We analyze corrupt attorneys in ''True Believer,'' ''The Verdict,'' ''Body Heat,'' and others

By Peter Gerstenzang
Updated October 18, 1996 at 04:00 AM EDT

With a charming smile, a wink, and questionable legal ethics, Richard Gere is irresistibly sleazy in Primal Fear. But the evidence points to a long line of celluloid shysters. Here’s a casebook of corrupt movie attorneys that are almost criminally entertaining.

True Believer
Lawyer: Edward Dodd (James Woods), a former hippie idealist, who now defends drug dealers. Philosophy: ”I’m going back to defending scumbags. Not just dope peddlers anymore, no. Porno merchants…repeat drunk drivers. Send Eddie Dodd your contract killers. None of ’em ever does time again.” Verdict: Takes on the case of an innocent Korean gang member. By defending him, Dodd resurrects his career and his soul.

The Verdict
Lawyer: Francis Galvin (Paul Newman), a hard-drinking ambulance chaser who gives out his business card at the funerals of strangers. Philosophy: ”So much of the time we’re just lost. We say, ‘There’s no justice. The rich win. The poor are powerless….’ We doubt our institutions. We doubt the law.” Verdict: Tries a medical-malpractice suit. Takes on Boston’s Catholic archdiocese and a team of lawyers and wins! He quits drinking and puts his life back together.

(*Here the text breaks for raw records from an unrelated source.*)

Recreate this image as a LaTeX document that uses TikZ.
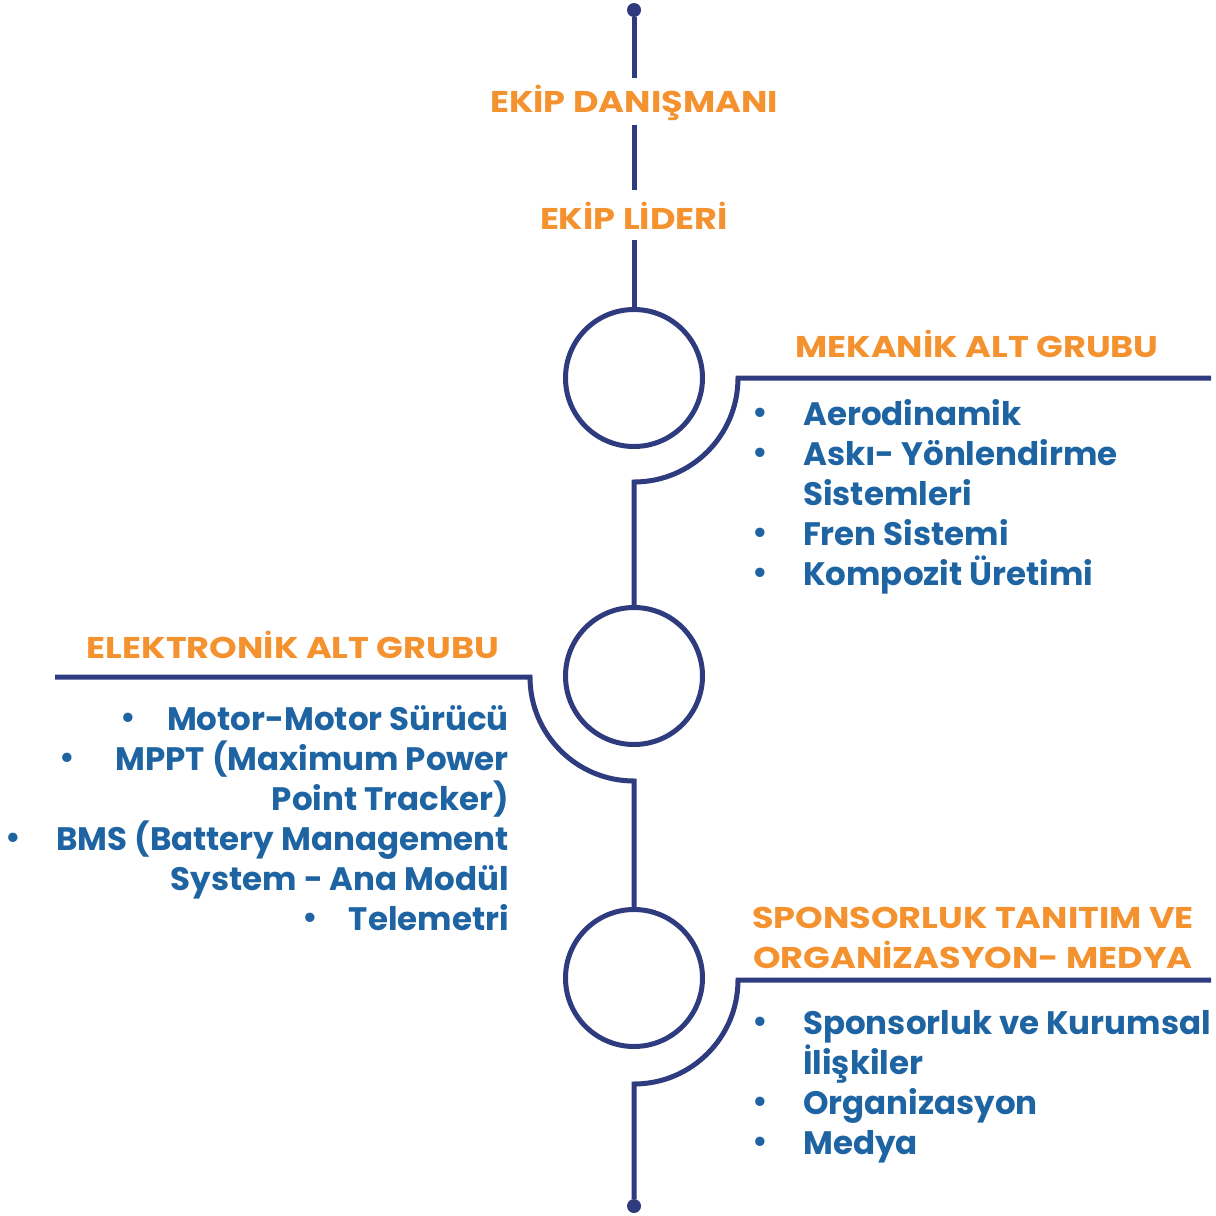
\documentclass[tikz,border=0pt]{standalone}
\usepackage{fontspec}
\setmainfont{Poppins}
\newfontfamily\headfont[FakeStretch=1.17]{Poppins}
\usetikzlibrary{calc}
\definecolor{navy}{HTML}{2E3B7E}
\definecolor{orng}{HTML}{F4922F}
\definecolor{blu}{HTML}{1F64A2}
\begin{document}
\begin{tikzpicture}[x=1pt,y=-1pt,
  spine/.style={draw=navy,line width=5pt},
  hub/.style={circle,draw=navy,line width=5pt,minimum size=137pt,inner sep=0pt},
  enddot/.style={circle,fill=navy,minimum size=14pt,inner sep=0pt},
  head/.style={text=orng,font=\headfont\bfseries\fontsize{30}{40}\selectfont,anchor=base,align=center,inner sep=0pt},
  item/.style={text=blu,font=\bfseries\fontsize{32.5}{40}\selectfont,anchor=base west,align=left,inner sep=0pt},
  itemr/.style={text=blu,font=\bfseries\fontsize{32.5}{40}\selectfont,anchor=base east,align=right,inner sep=0pt},
  bul/.style={text=blu,font=\fontsize{38}{38}\selectfont,anchor=base,inner sep=0pt}]
\useasboundingbox (0,0) rectangle (1216,1216);

% spine nodes
\node[enddot] (top) at (634,10) {};
\node[enddot] (bot) at (634,1206) {};
\node[head] (t1) at (634,112) {EKİP DANIŞMANI};
\node[head] (t2) at (634,229) {EKİP LİDERİ};
\node[hub] (c1) at (634,378) {};
\node[hub] (c2) at (634,676) {};
\node[hub] (c3) at (634,978) {};

\draw[spine] (top) -- ($(t1.base)+(0,-34)$);
\draw[spine] ($(t1.base)+(0,13)$) -- ($(t2.base)+(0,-39)$);
\draw[spine] ($(t2.base)+(0,11)$) -- (c1);
\draw[spine] (1211,378) -- ($(c1)+(104,0)$) arc[start angle=0,end angle=90,radius=104] -- (c2);
\draw[spine] (55,677) -- ($(c2)+(-104,1)$) arc[start angle=180,end angle=90,radius=104] -- (c3);
\draw[spine] (1211,980) -- ($(c3)+(104,2)$) arc[start angle=0,end angle=90,radius=104] -- (bot);

% mekanik
\node[head] (h1) at (977,357) {MEKANİK ALT GRUBU};
\node[item] (a1) at (803,425) {Aerodinamik};
\node[item] (a2) at (803,505) {Askı- Yönlendirme\\Sistemleri};
\node[item] (a3) at (803,545) {Fren Sistemi};
\node[item] (a4) at (803,585) {Kompozit Üretimi};
\foreach \y in {425,465,545,585} \node[bul] at (760,\y) {•};

% elektronik
\node[head] (h2) at (293,658) {ELEKTRONİK ALT GRUBU};
\node[itemr] (e1) at (509,730) {Motor-Motor Sürücü};
\node[itemr] (e2) at (509,810) {MPPT (Maximum Power\\Point Tracker)};
\node[itemr] (e3) at (509,890) {BMS (Battery Management\\System - Ana Modül};
\node[itemr] (e4) at (509,930) {Telemetri};
\node[bul] at (128,730) {•};
\node[bul] at (67,770) {•};
\node[bul] at (13,850) {•};
\node[bul] at (310,930) {•};

% sponsorluk
\node[head] (h3) at (973,968) {SPONSORLUK TANITIM VE\\ORGANİZASYON- MEDYA};
\node[item] (s1) at (803,1074) {Sponsorluk ve Kurumsal\\İlişkiler};
\node[item] (s2) at (803,1114) {Organizasyon};
\node[item] (s3) at (803,1154) {Medya};
\foreach \y in {1034,1114,1154} \node[bul] at (760,\y) {•};
\end{tikzpicture}
\end{document}
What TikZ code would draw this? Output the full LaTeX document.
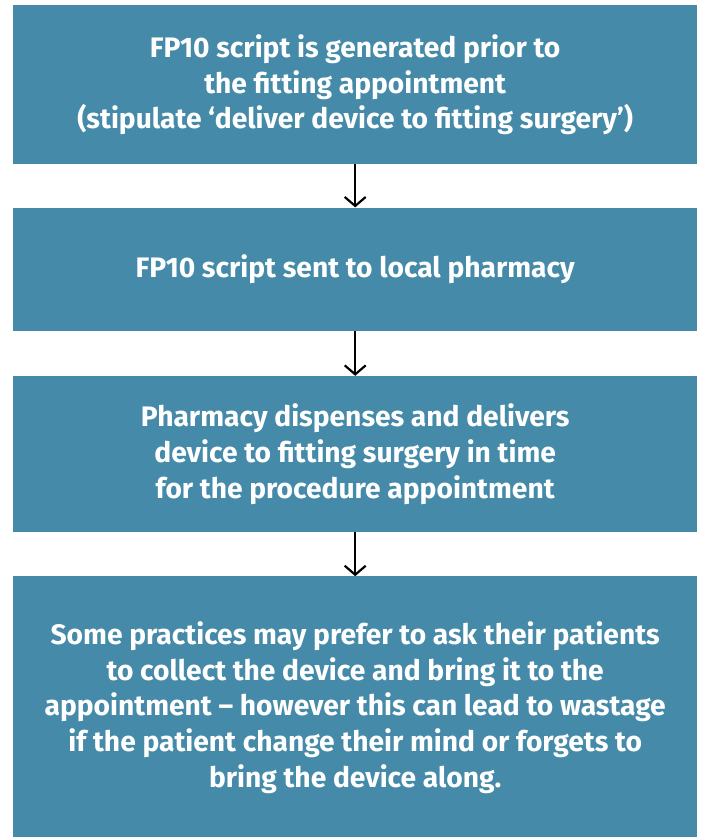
\documentclass[tikz,border=0pt]{standalone}
\usepackage{fontspec}
\setmainfont{Fira Sans}
\usepackage{xcolor}
\usetikzlibrary{positioning,arrows.meta}
\definecolor{FlowTeal}{HTML}{458AA8}
\tikzset{
  box/.style={fill=FlowTeal,text=white,align=center,inner sep=0pt,
    minimum width=684pt,font=\fontsize{28.2}{35.7}\selectfont\bfseries},
  arr/.style={-{Straight Barb[length=9pt,width=21pt]},line width=2.2pt},
}
\begin{document}
\begin{tikzpicture}[x=1pt,y=1pt,node distance=44pt]
\useasboundingbox (0,0) rectangle (701,-837);
\node[box, minimum height=159pt, anchor=north west] (script) at (13,-5)
  {FP10 script is generated prior to\\ the fitting appointment\\
   (stipulate ‘deliver device to fitting surgery’)};
\node[box, below=43pt of script, minimum height=123pt] (send)
  {FP10 script sent to local pharmacy};
\node[box, below=45pt of send, minimum height=156pt] (dispense)
  {Pharmacy dispenses and delivers\\ device to fitting surgery in time\\
   for the procedure appointment};
\node[box, below=44pt of dispense, minimum height=262pt] (collect)
  {Some practices may prefer to ask their patients\\
   to collect the device and bring it to the\\
   appointment -- however this can lead to wastage\\
   if the patient change their mind or forgets to\\
   bring the device along.};
\draw[arr] (script) -- (send);
\draw[arr] (send) -- (dispense);
\draw[arr] (dispense) -- (collect);
\end{tikzpicture}
\end{document}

Lawyer: Ned Racine (William Hurt) specializes in malpractice suits — and plots to help his girlfriend (Kathleen Turner) kill her rich husband (Richard Crenna). Philosophy: ”That man is going to die. For no other reason but that we want him dead. We’re doing it for us, and you’ll inherit half of everything he owns.” Verdict: He goes to prison for murder. The girlfriend skates away with the money.

Carlito’s Way
Lawyer: Dave Kleinfeld (Sean Penn), a coke-snorting, gun-toting lawyer whose clients are mostly mobsters. Philosophy: ”F— you and your f—ing code of the goddamn street. Did it get you out of a 30-year stint in 5 years? No, I did. Your whole goddamn world is this big, and there’s only one rule: You save your own ass.” Verdict: The son of a mobster client, upset at Kleinfeld stealing his money, expresses his unhappiness by shooting him in the head several times.

Presumed Innocent
Lawyer: Carolyn Polhemus (Greta Scacchi), a bed-hopping careerist, whose sexual wiles help get her promoted in the DA’s office. Philosophy: ”I didn’t get this [prosecutor’s] job by going through the normal channels like everybody else!” Verdict: The wife (Bonnie Bedelia) of her former lover hits her on the head several times with a hammer. This effectively ends Polhemus’ chances for advancement.